Search code examples
algorithmgraphgraph-theorypagerank

How is pagerank calculated in a distributed way?


I understand the the idea behind pagerank and have implemented it(when reading the book "programming collective intelligence").

But I read it could be distributed across several servers(as I guess google is doing). I'm a bit confused because according to my understanding you needed the entire graph in order to do page rank on it since each ranking was relative to others ranking.

I found the wiki article but it didn't explain much.

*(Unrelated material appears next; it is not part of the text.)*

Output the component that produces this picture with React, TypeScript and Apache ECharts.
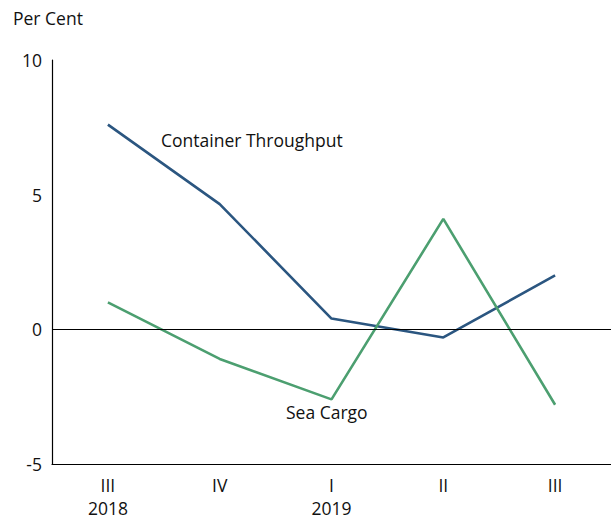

Any suggestions of how this is possible? Also, bonus question: is the technique to do distributed pagerank exclusive to pagerank or can the method used be applied to other machine learning algorithms applied to graphs?


Solution

  • The state of the art way of calculating PageRank is with the Google Pregel framework. I'm pretty sure that they have something more sophisticated right now, but that is the latest published effort.

    You can read more details about it in the research blog. Or read the published paper here.

    I'm working on an open source version of the Bulk Synchronous Parallel paradigm called Apache Hama. There is also Apache Giraph which solely focusses on the graph usecases and lots of others.

    Like mfrankli mentioned, there is also the MapReduce framework (Apache Hadoop for example) that can be used to calculate PageRank, but it is not efficient for iterative algorithms.

    The noteworthy thing to add is that both solutions (MapReduce and BSP) are batch solutions, so they may be used to recalculate the PageRank for the complete webgraph. Since Google updates are much faster than batch-algorithms, you can expect that they frequently recalculate PageRank on subgraphs.